Microcomputers for Homebrew Projects?

tengwar asks: "Way back when I was at university, I did a course on microcomputers which went into enough detail to design, build and program a Z80-based system - more or less state of the art at the time. Now that my lecture notes are firmly embedded in the Carboniferous layer, I'd like to have a go at doing this with a more modern chip, and I wondered what's available. I'm not brilliant at electronics, and I liked the way the Z80 peripheral chips integrated easily with the CPU. Obviously I'm not looking to just slot together the latest PC motherboard with the latest Pentium, but I'd need to go for something where the board design won't get too complicated, which probably rules out processors with full 32-bit external interfaces on space grounds. I'm not really concerned about performance, but it would be nice to be able to port a JRE to it rather than working entirely in assembler. Any thoughts on suitable starting points?"

ARMBoards

[brejc8]

We have made a few ARM Boards to teach undergraduate students. They work with ARM Angel or with our own debugger KMD. You can write code in asm or C or any even gcc front end (inc java).
The best feature for me is the huge FPGA's to play around with. Its quite easy to pick up any electronic equipment and plug it into it. Lots of fun and great experience gaining stuff.
The board total was around 100 GBP (inc board manufacture and mounting) and I think if you ask nicely the designs will be available.
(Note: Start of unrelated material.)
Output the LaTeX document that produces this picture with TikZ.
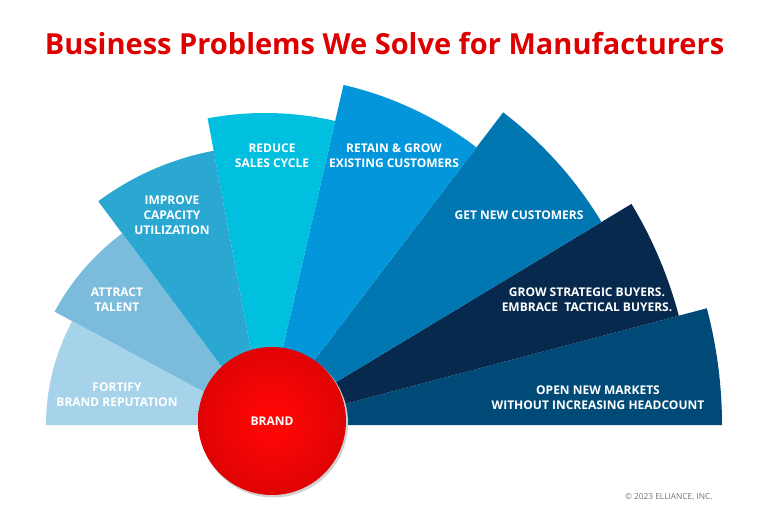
\documentclass[tikz,border=0pt]{standalone}
\usepackage{fontspec}
\setmainfont{Open Sans}
\usepackage{tikz}
\usepackage{xcolor}
\definecolor{titlered}{HTML}{DD0000}
\definecolor{cfortify}{HTML}{A6D3EA}
\definecolor{cattract}{HTML}{7BBCDC}
\definecolor{cimprove}{HTML}{2BA8D2}
\definecolor{creduce}{HTML}{00BFDF}
\definecolor{cretain}{HTML}{0396DA}
\definecolor{cgetnew}{HTML}{0177B2}
\definecolor{cgrow}{HTML}{08294E}
\definecolor{copen}{HTML}{004A77}
\definecolor{brandhi}{HTML}{FF0606}
\definecolor{brandlo}{HTML}{BA0000}
\pgfdeclareradialshading{brandball}{\pgfpoint{0bp}{0bp}}{color(0bp)=(brandhi); color(6bp)=(brandhi!95!brandlo); color(50bp)=(brandlo)}
\tikzset{fanlbl/.style={text=white, align=center, font=\bfseries\fontsize{12}{14.8}\selectfont}}

\begin{document}
\begin{tikzpicture}[x=1pt,y=1pt]
  \useasboundingbox (0,0) rectangle (768,512); \coordinate (C) at (265,87);
  \fill[copen] (C) -- ++(0:457) arc[start angle=0, end angle=14.8, radius=457] -- cycle;
  \fill[cgrow] (C) -- ++(14.8:428) arc[start angle=14.8, end angle=31.1, radius=428] -- cycle;
  \fill[cgetnew] (C) -- ++(31.1:393) arc[start angle=31.1, end angle=52.7, radius=393] -- cycle;
  \fill[cretain] (C) -- ++(52.7:349) arc[start angle=52.7, end angle=77, radius=349] -- cycle;
  \fill[creduce] (C) -- ++(77:312) arc[start angle=77, end angle=100.6, radius=312] -- cycle;
  \fill[cimprove] (C) -- ++(100.6:279) arc[start angle=100.6, end angle=126.7, radius=279] -- cycle;
  \fill[cattract] (C) -- ++(126.7:239) arc[start angle=126.7, end angle=151.7, radius=239] -- cycle;
  \fill[cfortify] (C) -- ++(151.7:219) arc[start angle=151.7, end angle=180, radius=219] -- cycle;
  \fill[black!18] (273.5,89) circle (74.5);
  \node[circle, minimum size=148pt, inner sep=0pt, shading=brandball, fanlbl] (brand) at (272,91) {BRAND};
  \node[anchor=base, text=titlered, font=\bfseries\fontsize{29}{34}\selectfont] (title) at (384.5,457) {Business Problems We Solve for Manufacturers};
  \node[fanlbl] (fortify) at (117,117.5) {FORTIFY\\BRAND REPUTATION};
  \node[fanlbl] (attract) at (117,212) {ATTRACT\\TALENT};
  \node[fanlbl] (improve) at (172,297) {IMPROVE\\CAPACITY\\UTILIZATION};
  \node[fanlbl] (reduce) at (272,356) {REDUCE\\SALES CYCLE};
  \node[fanlbl] (retain) at (394,356.5) {RETAIN \& GROW\\EXISTING CUSTOMERS};
  \node[fanlbl] (getnew) at (519,297) {GET NEW CUSTOMERS};
  \node[fanlbl] (grow) at (587,212.5) {GROW STRATEGIC BUYERS.\\EMBRACE\ \ TACTICAL BUYERS.};
  \node[fanlbl] (opennew) at (598,114.5) {OPEN NEW MARKETS\\WITHOUT INCREASING HEADCOUNT};
  \node[anchor=east, text=black!55, font=\fontsize{8.3}{10}\selectfont] (copy) at (716,15) {© 2023 ELLIANCE, INC.};
\end{tikzpicture}
\end{document}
Alternatively you could use something like a 6809 or an 8051 but then writing code for them is a pain. The best idea if you use someting old is to emulate a better processor. You can then run your favorite ARM/MIPS/x86 code on an emulation and forget the real system.

Try Arm on for size

[madmaxx]

You might try an Arm processor, many of which have great built-in features (like NIC, daq, memory management). You can get demo boards, and run linux + related gnu tools on them. ARM-based systems make great embedded/distributed systems (aka 'the future'), and are a useful to learn for the old-resume.

A few suggestions

[EdMack]

Firstly, these are good, and cheap: http://www.oopic.com/
They can be programmed with java, c and much more, yet are basic. They are made to work well with servos and such, and are very versitile (read up on vitural circuit)

For a more expensive option, the famous mini-itx boards are great, and robot sized heh http://www.mini-itx.com/
Starting at about the same price as a microcontroller (well, some)!! Java is here too :)
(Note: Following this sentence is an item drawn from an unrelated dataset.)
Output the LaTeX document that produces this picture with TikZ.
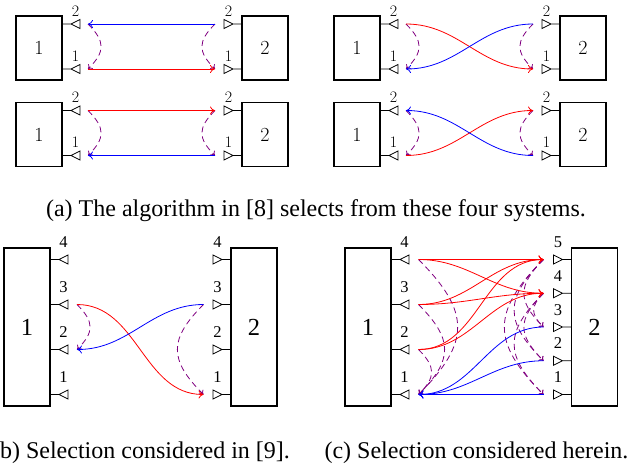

I suppose I'm more looking into cpus for robots, so maybe this is not ideal.

Re:microcontrollers

[Josh+Booth]

Those BASIC Stamps you are talking about are really Microchip PIC's (Periferal Interface Controllers) with an interperator program. You can buy your own, though, and assembly code them or download the C compiler for it and use a subset of C.

Re:microcontrollers

[foureyes]

If you don't feel like spending too much time mucking around with assembly or C, or dropping 50 dollars on a programmer, or putting together all the supporting circuitry around the chip (the clock, adc, etc.), then you should probably try the BX-24. It's programmed in a Basic environment (which I guess could be either good or bad depending on who's using it), so it's dead easy to get something up and running really quickly.

Re:Not that easy

[John+Hasler]

Make that a few hundred MHz and a few cm.

Edumucation

[poptones]

Is this for real education or just a toy? If the goal is education then thinking in terms of wire and solder is antiquated - like teaching vacuum tube design to freshmen just because it's easier than understanding holes and heatsinks.
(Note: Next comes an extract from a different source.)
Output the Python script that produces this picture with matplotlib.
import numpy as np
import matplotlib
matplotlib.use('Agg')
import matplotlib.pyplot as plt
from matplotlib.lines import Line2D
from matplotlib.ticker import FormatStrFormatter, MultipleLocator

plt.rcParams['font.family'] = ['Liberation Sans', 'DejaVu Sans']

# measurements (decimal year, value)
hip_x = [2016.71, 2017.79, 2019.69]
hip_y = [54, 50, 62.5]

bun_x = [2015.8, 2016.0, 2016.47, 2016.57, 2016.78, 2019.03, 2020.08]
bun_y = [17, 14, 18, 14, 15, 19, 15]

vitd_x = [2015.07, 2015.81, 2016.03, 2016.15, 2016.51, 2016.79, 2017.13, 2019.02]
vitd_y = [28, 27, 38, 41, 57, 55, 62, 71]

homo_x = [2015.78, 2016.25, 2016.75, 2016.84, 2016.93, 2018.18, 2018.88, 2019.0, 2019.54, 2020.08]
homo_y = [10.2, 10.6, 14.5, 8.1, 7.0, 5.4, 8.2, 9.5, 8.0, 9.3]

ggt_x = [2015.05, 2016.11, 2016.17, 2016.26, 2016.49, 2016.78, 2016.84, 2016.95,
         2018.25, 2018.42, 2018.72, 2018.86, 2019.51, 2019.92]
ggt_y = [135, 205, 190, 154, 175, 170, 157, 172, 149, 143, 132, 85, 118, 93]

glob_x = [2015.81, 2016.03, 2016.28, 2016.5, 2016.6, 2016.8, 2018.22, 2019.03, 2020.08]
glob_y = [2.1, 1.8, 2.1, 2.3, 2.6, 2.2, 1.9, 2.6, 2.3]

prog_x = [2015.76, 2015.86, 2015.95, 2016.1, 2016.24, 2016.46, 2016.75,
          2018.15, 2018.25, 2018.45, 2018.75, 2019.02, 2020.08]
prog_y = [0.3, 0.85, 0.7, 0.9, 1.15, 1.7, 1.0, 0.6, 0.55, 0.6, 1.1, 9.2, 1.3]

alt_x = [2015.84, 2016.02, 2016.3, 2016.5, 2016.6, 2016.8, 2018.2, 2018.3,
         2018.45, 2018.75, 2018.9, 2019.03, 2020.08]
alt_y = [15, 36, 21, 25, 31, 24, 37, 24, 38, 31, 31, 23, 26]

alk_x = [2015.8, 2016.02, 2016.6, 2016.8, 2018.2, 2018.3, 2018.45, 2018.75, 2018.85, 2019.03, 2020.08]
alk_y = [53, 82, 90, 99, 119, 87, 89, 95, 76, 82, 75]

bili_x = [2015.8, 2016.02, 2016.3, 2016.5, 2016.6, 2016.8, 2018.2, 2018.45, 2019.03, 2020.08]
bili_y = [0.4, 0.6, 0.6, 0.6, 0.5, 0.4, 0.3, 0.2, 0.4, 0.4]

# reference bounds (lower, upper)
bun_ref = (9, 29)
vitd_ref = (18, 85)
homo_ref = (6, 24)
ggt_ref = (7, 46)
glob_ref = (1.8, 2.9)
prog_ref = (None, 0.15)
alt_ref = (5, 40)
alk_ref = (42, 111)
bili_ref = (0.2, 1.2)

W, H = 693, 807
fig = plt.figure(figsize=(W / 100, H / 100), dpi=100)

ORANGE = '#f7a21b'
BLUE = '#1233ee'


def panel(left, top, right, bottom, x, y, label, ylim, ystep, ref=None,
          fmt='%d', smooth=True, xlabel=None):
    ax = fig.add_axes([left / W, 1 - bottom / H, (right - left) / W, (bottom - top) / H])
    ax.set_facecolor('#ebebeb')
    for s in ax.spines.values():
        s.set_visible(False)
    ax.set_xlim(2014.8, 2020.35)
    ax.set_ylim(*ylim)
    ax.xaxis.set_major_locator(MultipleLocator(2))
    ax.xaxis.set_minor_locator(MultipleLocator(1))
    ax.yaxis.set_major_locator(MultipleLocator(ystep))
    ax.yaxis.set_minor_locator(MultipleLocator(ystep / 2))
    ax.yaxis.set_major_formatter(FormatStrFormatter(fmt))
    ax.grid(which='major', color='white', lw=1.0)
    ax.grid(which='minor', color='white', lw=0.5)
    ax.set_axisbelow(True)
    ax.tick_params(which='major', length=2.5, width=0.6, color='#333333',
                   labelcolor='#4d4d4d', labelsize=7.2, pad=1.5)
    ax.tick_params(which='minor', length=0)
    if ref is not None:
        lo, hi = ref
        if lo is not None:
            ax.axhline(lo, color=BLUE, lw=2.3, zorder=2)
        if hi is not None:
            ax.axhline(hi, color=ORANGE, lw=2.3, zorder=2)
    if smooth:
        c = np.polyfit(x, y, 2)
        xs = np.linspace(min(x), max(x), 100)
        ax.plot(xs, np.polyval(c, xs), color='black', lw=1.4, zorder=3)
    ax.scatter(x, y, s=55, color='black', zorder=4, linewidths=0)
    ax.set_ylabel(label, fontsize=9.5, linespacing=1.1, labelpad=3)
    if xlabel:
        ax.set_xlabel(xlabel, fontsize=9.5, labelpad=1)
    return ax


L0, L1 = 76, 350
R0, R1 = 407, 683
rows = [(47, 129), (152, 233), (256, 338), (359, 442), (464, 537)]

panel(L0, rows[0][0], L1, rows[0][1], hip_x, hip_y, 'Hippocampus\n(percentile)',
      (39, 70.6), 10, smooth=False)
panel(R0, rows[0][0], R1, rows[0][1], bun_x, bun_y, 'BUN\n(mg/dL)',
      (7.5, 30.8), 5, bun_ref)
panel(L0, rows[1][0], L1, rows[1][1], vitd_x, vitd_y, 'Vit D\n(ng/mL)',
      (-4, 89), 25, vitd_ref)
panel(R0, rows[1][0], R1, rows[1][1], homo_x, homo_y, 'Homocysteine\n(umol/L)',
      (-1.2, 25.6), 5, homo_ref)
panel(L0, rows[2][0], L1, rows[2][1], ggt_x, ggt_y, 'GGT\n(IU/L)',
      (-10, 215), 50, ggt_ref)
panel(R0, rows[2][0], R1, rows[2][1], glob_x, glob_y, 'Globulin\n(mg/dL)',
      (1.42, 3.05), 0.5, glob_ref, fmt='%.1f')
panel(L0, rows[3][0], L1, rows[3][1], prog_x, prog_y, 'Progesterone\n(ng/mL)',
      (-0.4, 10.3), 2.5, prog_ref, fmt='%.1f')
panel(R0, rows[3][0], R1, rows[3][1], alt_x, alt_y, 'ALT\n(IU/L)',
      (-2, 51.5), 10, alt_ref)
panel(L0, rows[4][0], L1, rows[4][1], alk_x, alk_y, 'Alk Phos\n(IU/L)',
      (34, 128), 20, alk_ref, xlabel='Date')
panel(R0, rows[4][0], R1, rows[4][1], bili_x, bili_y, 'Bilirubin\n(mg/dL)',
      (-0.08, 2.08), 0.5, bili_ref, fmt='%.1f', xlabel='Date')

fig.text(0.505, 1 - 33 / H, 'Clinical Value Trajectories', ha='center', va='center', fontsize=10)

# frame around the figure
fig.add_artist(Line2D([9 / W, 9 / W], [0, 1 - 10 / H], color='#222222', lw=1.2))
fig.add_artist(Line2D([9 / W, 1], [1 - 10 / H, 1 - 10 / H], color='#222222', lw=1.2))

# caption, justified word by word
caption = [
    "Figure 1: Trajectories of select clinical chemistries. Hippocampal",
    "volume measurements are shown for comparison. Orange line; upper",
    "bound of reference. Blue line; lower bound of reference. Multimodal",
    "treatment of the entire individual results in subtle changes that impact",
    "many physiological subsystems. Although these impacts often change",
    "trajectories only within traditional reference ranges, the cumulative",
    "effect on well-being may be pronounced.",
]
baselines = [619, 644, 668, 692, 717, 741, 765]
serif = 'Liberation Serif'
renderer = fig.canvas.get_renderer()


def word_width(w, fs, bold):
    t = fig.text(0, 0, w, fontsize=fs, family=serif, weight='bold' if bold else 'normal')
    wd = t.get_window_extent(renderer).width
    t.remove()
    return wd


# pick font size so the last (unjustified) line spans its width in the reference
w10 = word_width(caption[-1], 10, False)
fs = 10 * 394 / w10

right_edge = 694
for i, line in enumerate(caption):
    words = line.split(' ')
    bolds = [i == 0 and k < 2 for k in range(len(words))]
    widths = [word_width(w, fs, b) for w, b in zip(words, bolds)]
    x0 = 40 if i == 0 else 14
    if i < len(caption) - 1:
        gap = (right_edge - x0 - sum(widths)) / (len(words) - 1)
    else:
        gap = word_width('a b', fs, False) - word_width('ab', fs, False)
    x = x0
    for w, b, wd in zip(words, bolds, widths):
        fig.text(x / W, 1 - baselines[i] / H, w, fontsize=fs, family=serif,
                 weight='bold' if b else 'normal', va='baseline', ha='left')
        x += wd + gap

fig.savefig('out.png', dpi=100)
Better I would think to start with an FPGA. I did a lab like this when I was in school - not that it was being taught in the course, just that I was bored with the labs so decided to make my lab reports more interesting. Take an adder (in my case it was an actual 74181) and show how it's incorporated into a "real" CPU. Then counters, memory, etc. You can introduce it a module at a time, build a lab project around it (like wiring the FPGA as a basic adder and flipping switches on the workbench) then use it as part of the next project to make a more complex ALU. Keep going piece by piece and you've not only made everyone relatively comfy with a soldering iron and proto boards, you've also prepared them for senior classes and CAD tools.

There's a bazillion premade CPUs on the market now that have several on chip peripherals. But every one of them in low quantity is relatively expensive at $20 or more. Why not just spend that on an FPGA (or even twice that) and teach some skills that will help qualify students for something better than "skilled labor" assembly line work?